Bovine Ephemeral Fever

What to look for

Usually occurs in summer and autumn in the subtropical region of Australia, but outbreaks can occur in southern NSW and northern VIC.

  • Animals suddenly lose their appetite, are depressed and may become very stiff
  • Lactating cows have a severe drop in milk production
  • Most animals make a rapid recovery within a few days, although some take weeks to recover

Cause – an insect-borne virus

The virus is not transmitted from animal to animal directly but carried by several types of mosquitoes that are prevalent in the subtropical region of Australia. In some years the prevailing winds carry these insects into southern NSW and even to Victoria.

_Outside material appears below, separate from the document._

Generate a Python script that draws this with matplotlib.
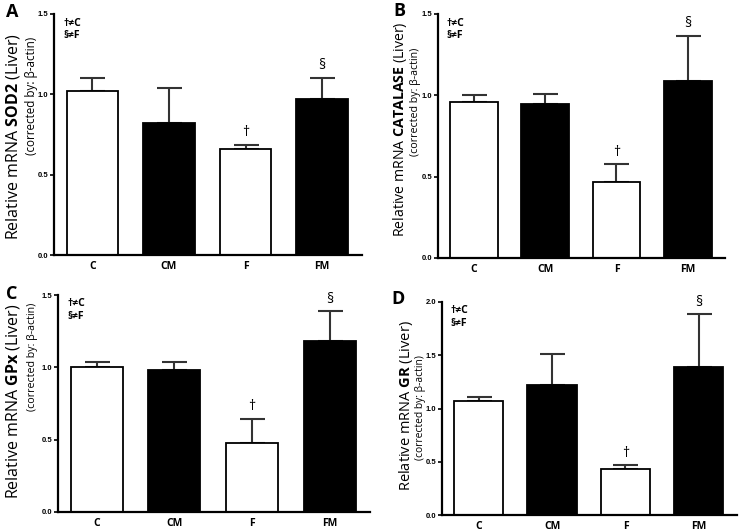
import matplotlib
matplotlib.use("Agg")
import matplotlib.pyplot as plt
import numpy as np

plt.rcParams['font.family'] = ['Open Sans', 'DejaVu Sans']
plt.rcParams['mathtext.fontset'] = 'custom'
plt.rcParams['mathtext.rm'] = 'Open Sans'
plt.rcParams['mathtext.bf'] = 'Open Sans:bold'

categories = ["C", "CM", "F", "FM"]
colors = ["white", "black", "white", "black"]

sod2_mean = [1.02, 0.82, 0.66, 0.97]
sod2_top = [1.10, 1.04, 0.685, 1.10]
cat_mean = [0.96, 0.945, 0.465, 1.09]
cat_top = [1.00, 1.01, 0.575, 1.365]
gpx_mean = [1.00, 0.98, 0.48, 1.18]
gpx_top = [1.04, 1.04, 0.645, 1.39]
gr_mean = [1.075, 1.22, 0.43, 1.385]
gr_top = [1.105, 1.51, 0.465, 1.885]

panels = [
    dict(letter="A", gene="SOD2", mean=sod2_mean, top=sod2_top, ymax=1.5,
         yticks=[0.0, 0.5, 1.0, 1.5], box=(54, 14, 362, 255),
         big=(13, 136), bigfs=11.5, small=(32, 96), smallfs=8.4, let=(12, 12)),
    dict(letter="B", gene="CATALASE", mean=cat_mean, top=cat_top, ymax=1.5,
         yticks=[0.0, 0.5, 1.0, 1.5], box=(438, 14, 725, 258),
         big=(400, 129), bigfs=10.2, small=(415, 102), smallfs=7.7, let=(399, 11)),
    dict(letter="C", gene="GPx", mean=gpx_mean, top=gpx_top, ymax=1.5,
         yticks=[0.0, 0.5, 1.0, 1.5], box=(58, 295, 370, 512),
         big=(13, 401), bigfs=11.5, small=(33, 357), smallfs=7.7, let=(12, 294)),
    dict(letter="D", gene="GR", mean=gr_mean, top=gr_top, ymax=2.0,
         yticks=[0.0, 0.5, 1.0, 1.5, 2.0], box=(442, 302, 737, 515),
         big=(406, 406), bigfs=10.5, small=(421, 408), smallfs=7.4, let=(398, 299)),
]

W, H = 740, 531
fig = plt.figure(figsize=(W / 100, H / 100), dpi=100)

for p in panels:
    l, t, r, b = p["box"]
    ax = fig.add_axes([l / W, 1 - b / H, (r - l) / W, (b - t) / H])
    x = np.arange(len(categories))
    mean = np.array(p["mean"])
    top = np.array(p["top"])
    ax.errorbar(x, mean, yerr=[np.zeros(4), top - mean], fmt="none",
                ecolor="#333333", elinewidth=1.5, capsize=9, capthick=1.5, zorder=1)
    ax.bar(x, mean, width=0.67, color=colors, edgecolor="black", linewidth=1.3, zorder=2)
    ax.set_xlim(-0.5, 3.52)
    ax.set_ylim(0, p["ymax"])
    ax.set_yticks(p["yticks"])
    ax.set_yticklabels([f"{v:.1f}" for v in p["yticks"]], fontsize=5.5,
                       fontweight="bold", family=["Liberation Sans"])
    ax.set_xticks(x)
    ax.set_xticklabels(categories, fontsize=7.5, fontweight="bold")
    ax.tick_params(axis="x", length=0, pad=4)
    ax.tick_params(axis="y", length=3, width=1.2, pad=1)
    for s in ["top", "right"]:
        ax.spines[s].set_visible(False)
    for s in ["left", "bottom"]:
        ax.spines[s].set_linewidth(1.6)
    # significance marks
    ax.text(2, top[2] + 0.02 * p["ymax"], "†", ha="center", va="bottom", fontsize=10)
    ax.text(3, top[3] + 0.02 * p["ymax"], "§", ha="center", va="bottom", fontsize=10)
    ax.text(0.03, 0.985, "†≠C\n§≠F", transform=ax.transAxes, ha="left", va="top",
            fontsize=7.5, fontweight="bold", linespacing=1.2)
    # labels
    bx, by = p["big"]
    fig.text(bx / W, 1 - by / H, r"Relative mRNA $\mathbf{" + p["gene"] + r"}$ (Liver)",
             rotation=90, ha="center", va="center", fontsize=p["bigfs"])
    sx, sy = p["small"]
    fig.text(sx / W, 1 - sy / H, "(corrected by: β-actin)", rotation=90,
             ha="center", va="center", fontsize=p["smallfs"])
    lx, ly = p["let"]
    fig.text(lx / W, 1 - ly / H, p["letter"], ha="center", va="center",
             fontsize=13, fontweight="bold")

fig.savefig("out.png", dpi=100)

Classes of animals likely to be affected

In the subtropical region BEF is most often seen in animals under two years of age but all ages can be infected, especially in regions where animals have little or no immunity.

Confirming the diagnosis

The nature of the outbreak is usually sufficient to allow diagnosis of BEF e.g. several animals are affected with fever and lameness and the initial cases recover in a few days. In areas where the disease does not often occur, laboratory testing may be required.

Treatment

There is no specific treatment for BEF, but affected animals usually recover in a few days. Animals that do not recover quickly will generally respond to good nursing and provision of shade, water and food.

Risk factors

• weather conditions that spread the carrier mosquitoes from subtropical areas
• introducing animals into subtropical regions from southern regions

Prevention

When conditions favour the spread of BEF, if may be desirable to vaccinate susceptible stock in areas where the disease occurs less frequently, if severe losses are anticipated.